┏━━
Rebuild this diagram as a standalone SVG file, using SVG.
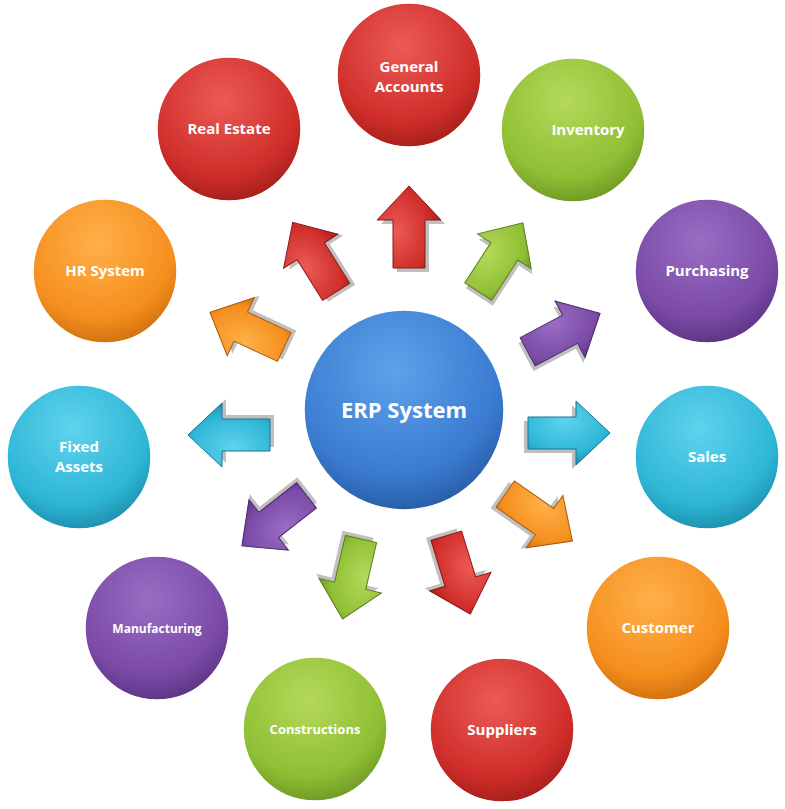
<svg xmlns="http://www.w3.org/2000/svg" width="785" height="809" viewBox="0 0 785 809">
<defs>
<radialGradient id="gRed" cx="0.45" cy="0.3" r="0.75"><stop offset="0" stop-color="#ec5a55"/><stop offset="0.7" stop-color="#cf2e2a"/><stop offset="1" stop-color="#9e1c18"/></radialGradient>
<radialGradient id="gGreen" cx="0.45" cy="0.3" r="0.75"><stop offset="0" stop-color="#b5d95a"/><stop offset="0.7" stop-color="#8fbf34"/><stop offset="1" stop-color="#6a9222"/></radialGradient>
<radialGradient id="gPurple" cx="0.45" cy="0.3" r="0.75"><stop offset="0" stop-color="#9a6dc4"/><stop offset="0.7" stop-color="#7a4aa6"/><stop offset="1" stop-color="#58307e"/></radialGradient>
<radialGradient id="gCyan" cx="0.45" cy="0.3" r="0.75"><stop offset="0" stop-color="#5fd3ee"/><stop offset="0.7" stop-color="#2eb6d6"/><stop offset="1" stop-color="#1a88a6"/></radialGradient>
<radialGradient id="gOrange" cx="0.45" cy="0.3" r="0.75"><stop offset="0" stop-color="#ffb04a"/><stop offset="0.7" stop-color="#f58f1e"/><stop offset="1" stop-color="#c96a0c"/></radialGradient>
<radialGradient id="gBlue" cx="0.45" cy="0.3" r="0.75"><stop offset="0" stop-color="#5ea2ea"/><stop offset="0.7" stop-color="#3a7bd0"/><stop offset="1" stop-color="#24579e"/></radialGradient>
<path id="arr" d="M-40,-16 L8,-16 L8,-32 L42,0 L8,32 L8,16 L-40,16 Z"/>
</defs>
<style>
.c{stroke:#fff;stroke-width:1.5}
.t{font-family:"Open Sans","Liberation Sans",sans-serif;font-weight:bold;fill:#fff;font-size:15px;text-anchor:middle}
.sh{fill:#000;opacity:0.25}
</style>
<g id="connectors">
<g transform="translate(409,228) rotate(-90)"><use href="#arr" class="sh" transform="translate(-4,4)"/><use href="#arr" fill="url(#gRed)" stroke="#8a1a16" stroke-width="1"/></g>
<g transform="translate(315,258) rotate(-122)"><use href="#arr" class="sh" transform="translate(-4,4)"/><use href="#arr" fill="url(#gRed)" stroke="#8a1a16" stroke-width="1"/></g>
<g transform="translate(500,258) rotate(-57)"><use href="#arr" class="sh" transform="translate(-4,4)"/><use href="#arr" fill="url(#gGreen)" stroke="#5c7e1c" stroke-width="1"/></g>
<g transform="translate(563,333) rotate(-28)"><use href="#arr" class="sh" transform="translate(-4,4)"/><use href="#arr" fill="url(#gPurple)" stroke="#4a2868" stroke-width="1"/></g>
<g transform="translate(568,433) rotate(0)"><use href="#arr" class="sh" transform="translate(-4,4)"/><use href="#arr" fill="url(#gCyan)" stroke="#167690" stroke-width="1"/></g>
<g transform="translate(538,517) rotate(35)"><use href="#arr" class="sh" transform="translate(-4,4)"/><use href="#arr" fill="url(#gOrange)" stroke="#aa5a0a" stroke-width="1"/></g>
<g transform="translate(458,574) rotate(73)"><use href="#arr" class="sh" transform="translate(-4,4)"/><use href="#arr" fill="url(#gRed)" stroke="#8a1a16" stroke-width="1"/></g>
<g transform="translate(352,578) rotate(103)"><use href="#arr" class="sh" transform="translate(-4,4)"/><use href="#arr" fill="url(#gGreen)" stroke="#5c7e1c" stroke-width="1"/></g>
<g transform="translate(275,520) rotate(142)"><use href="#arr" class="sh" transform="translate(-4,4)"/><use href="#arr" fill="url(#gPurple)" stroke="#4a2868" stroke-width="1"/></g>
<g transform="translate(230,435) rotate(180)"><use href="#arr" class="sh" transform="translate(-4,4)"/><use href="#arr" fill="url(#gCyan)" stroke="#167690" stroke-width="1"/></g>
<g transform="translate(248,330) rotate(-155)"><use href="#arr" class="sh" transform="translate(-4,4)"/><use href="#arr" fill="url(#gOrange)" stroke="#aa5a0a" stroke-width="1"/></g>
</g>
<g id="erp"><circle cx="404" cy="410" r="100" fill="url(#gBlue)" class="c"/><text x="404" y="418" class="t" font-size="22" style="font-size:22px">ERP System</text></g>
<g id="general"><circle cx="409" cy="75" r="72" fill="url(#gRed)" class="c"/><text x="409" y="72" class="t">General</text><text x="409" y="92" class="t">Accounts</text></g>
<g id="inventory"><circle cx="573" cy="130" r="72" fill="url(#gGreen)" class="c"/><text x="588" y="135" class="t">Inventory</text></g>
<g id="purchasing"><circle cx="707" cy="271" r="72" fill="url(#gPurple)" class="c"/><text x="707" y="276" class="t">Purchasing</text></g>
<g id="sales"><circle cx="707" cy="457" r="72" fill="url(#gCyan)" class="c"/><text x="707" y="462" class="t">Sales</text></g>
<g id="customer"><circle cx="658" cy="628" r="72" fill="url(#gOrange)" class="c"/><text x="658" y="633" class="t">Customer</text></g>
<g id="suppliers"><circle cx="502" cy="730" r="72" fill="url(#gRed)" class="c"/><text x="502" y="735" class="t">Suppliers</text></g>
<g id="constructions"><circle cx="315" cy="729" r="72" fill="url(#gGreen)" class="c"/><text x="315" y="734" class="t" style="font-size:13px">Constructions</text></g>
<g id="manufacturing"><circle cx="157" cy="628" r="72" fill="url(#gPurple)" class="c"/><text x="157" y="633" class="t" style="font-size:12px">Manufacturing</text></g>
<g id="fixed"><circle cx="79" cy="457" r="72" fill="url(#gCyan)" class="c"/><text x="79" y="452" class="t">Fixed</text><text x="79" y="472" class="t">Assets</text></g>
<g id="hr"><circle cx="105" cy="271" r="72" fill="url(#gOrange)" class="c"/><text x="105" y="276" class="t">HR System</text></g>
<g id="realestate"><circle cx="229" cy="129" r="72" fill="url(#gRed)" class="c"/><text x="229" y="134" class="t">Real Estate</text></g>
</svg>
┗━━
== PROBLEM TO SOLVE ==
Restate the data above word for word. Skip every picture.

== RESPONSE BELOW ==
Rebuild this diagram as a standalone SVG file, using SVG.
<svg xmlns="http://www.w3.org/2000/svg" width="785" height="809" viewBox="0 0 785 809">
<defs>
<radialGradient id="gRed" cx="0.45" cy="0.3" r="0.75"><stop offset="0" stop-color="#ec5a55"/><stop offset="0.7" stop-color="#cf2e2a"/><stop offset="1" stop-color="#9e1c18"/></radialGradient>
<radialGradient id="gGreen" cx="0.45" cy="0.3" r="0.75"><stop offset="0" stop-color="#b5d95a"/><stop offset="0.7" stop-color="#8fbf34"/><stop offset="1" stop-color="#6a9222"/></radialGradient>
<radialGradient id="gPurple" cx="0.45" cy="0.3" r="0.75"><stop offset="0" stop-color="#9a6dc4"/><stop offset="0.7" stop-color="#7a4aa6"/><stop offset="1" stop-color="#58307e"/></radialGradient>
<radialGradient id="gCyan" cx="0.45" cy="0.3" r="0.75"><stop offset="0" stop-color="#5fd3ee"/><stop offset="0.7" stop-color="#2eb6d6"/><stop offset="1" stop-color="#1a88a6"/></radialGradient>
<radialGradient id="gOrange" cx="0.45" cy="0.3" r="0.75"><stop offset="0" stop-color="#ffb04a"/><stop offset="0.7" stop-color="#f58f1e"/><stop offset="1" stop-color="#c96a0c"/></radialGradient>
<radialGradient id="gBlue" cx="0.45" cy="0.3" r="0.75"><stop offset="0" stop-color="#5ea2ea"/><stop offset="0.7" stop-color="#3a7bd0"/><stop offset="1" stop-color="#24579e"/></radialGradient>
<path id="arr" d="M-40,-16 L8,-16 L8,-32 L42,0 L8,32 L8,16 L-40,16 Z"/>
</defs>
<style>
.c{stroke:#fff;stroke-width:1.5}
.t{font-family:"Open Sans","Liberation Sans",sans-serif;font-weight:bold;fill:#fff;font-size:15px;text-anchor:middle}
.sh{fill:#000;opacity:0.25}
</style>
<g id="connectors">
<g transform="translate(409,228) rotate(-90)"><use href="#arr" class="sh" transform="translate(-4,4)"/><use href="#arr" fill="url(#gRed)" stroke="#8a1a16" stroke-width="1"/></g>
<g transform="translate(315,258) rotate(-122)"><use href="#arr" class="sh" transform="translate(-4,4)"/><use href="#arr" fill="url(#gRed)" stroke="#8a1a16" stroke-width="1"/></g>
<g transform="translate(500,258) rotate(-57)"><use href="#arr" class="sh" transform="translate(-4,4)"/><use href="#arr" fill="url(#gGreen)" stroke="#5c7e1c" stroke-width="1"/></g>
<g transform="translate(563,333) rotate(-28)"><use href="#arr" class="sh" transform="translate(-4,4)"/><use href="#arr" fill="url(#gPurple)" stroke="#4a2868" stroke-width="1"/></g>
<g transform="translate(568,433) rotate(0)"><use href="#arr" class="sh" transform="translate(-4,4)"/><use href="#arr" fill="url(#gCyan)" stroke="#167690" stroke-width="1"/></g>
<g transform="translate(538,517) rotate(35)"><use href="#arr" class="sh" transform="translate(-4,4)"/><use href="#arr" fill="url(#gOrange)" stroke="#aa5a0a" stroke-width="1"/></g>
<g transform="translate(458,574) rotate(73)"><use href="#arr" class="sh" transform="translate(-4,4)"/><use href="#arr" fill="url(#gRed)" stroke="#8a1a16" stroke-width="1"/></g>
<g transform="translate(352,578) rotate(103)"><use href="#arr" class="sh" transform="translate(-4,4)"/><use href="#arr" fill="url(#gGreen)" stroke="#5c7e1c" stroke-width="1"/></g>
<g transform="translate(275,520) rotate(142)"><use href="#arr" class="sh" transform="translate(-4,4)"/><use href="#arr" fill="url(#gPurple)" stroke="#4a2868" stroke-width="1"/></g>
<g transform="translate(230,435) rotate(180)"><use href="#arr" class="sh" transform="translate(-4,4)"/><use href="#arr" fill="url(#gCyan)" stroke="#167690" stroke-width="1"/></g>
<g transform="translate(248,330) rotate(-155)"><use href="#arr" class="sh" transform="translate(-4,4)"/><use href="#arr" fill="url(#gOrange)" stroke="#aa5a0a" stroke-width="1"/></g>
</g>
<g id="erp"><circle cx="404" cy="410" r="100" fill="url(#gBlue)" class="c"/><text x="404" y="418" class="t" font-size="22" style="font-size:22px">ERP System</text></g>
<g id="general"><circle cx="409" cy="75" r="72" fill="url(#gRed)" class="c"/><text x="409" y="72" class="t">General</text><text x="409" y="92" class="t">Accounts</text></g>
<g id="inventory"><circle cx="573" cy="130" r="72" fill="url(#gGreen)" class="c"/><text x="588" y="135" class="t">Inventory</text></g>
<g id="purchasing"><circle cx="707" cy="271" r="72" fill="url(#gPurple)" class="c"/><text x="707" y="276" class="t">Purchasing</text></g>
<g id="sales"><circle cx="707" cy="457" r="72" fill="url(#gCyan)" class="c"/><text x="707" y="462" class="t">Sales</text></g>
<g id="customer"><circle cx="658" cy="628" r="72" fill="url(#gOrange)" class="c"/><text x="658" y="633" class="t">Customer</text></g>
<g id="suppliers"><circle cx="502" cy="730" r="72" fill="url(#gRed)" class="c"/><text x="502" y="735" class="t">Suppliers</text></g>
<g id="constructions"><circle cx="315" cy="729" r="72" fill="url(#gGreen)" class="c"/><text x="315" y="734" class="t" style="font-size:13px">Constructions</text></g>
<g id="manufacturing"><circle cx="157" cy="628" r="72" fill="url(#gPurple)" class="c"/><text x="157" y="633" class="t" style="font-size:12px">Manufacturing</text></g>
<g id="fixed"><circle cx="79" cy="457" r="72" fill="url(#gCyan)" class="c"/><text x="79" y="452" class="t">Fixed</text><text x="79" y="472" class="t">Assets</text></g>
<g id="hr"><circle cx="105" cy="271" r="72" fill="url(#gOrange)" class="c"/><text x="105" y="276" class="t">HR System</text></g>
<g id="realestate"><circle cx="229" cy="129" r="72" fill="url(#gRed)" class="c"/><text x="229" y="134" class="t">Real Estate</text></g>
</svg>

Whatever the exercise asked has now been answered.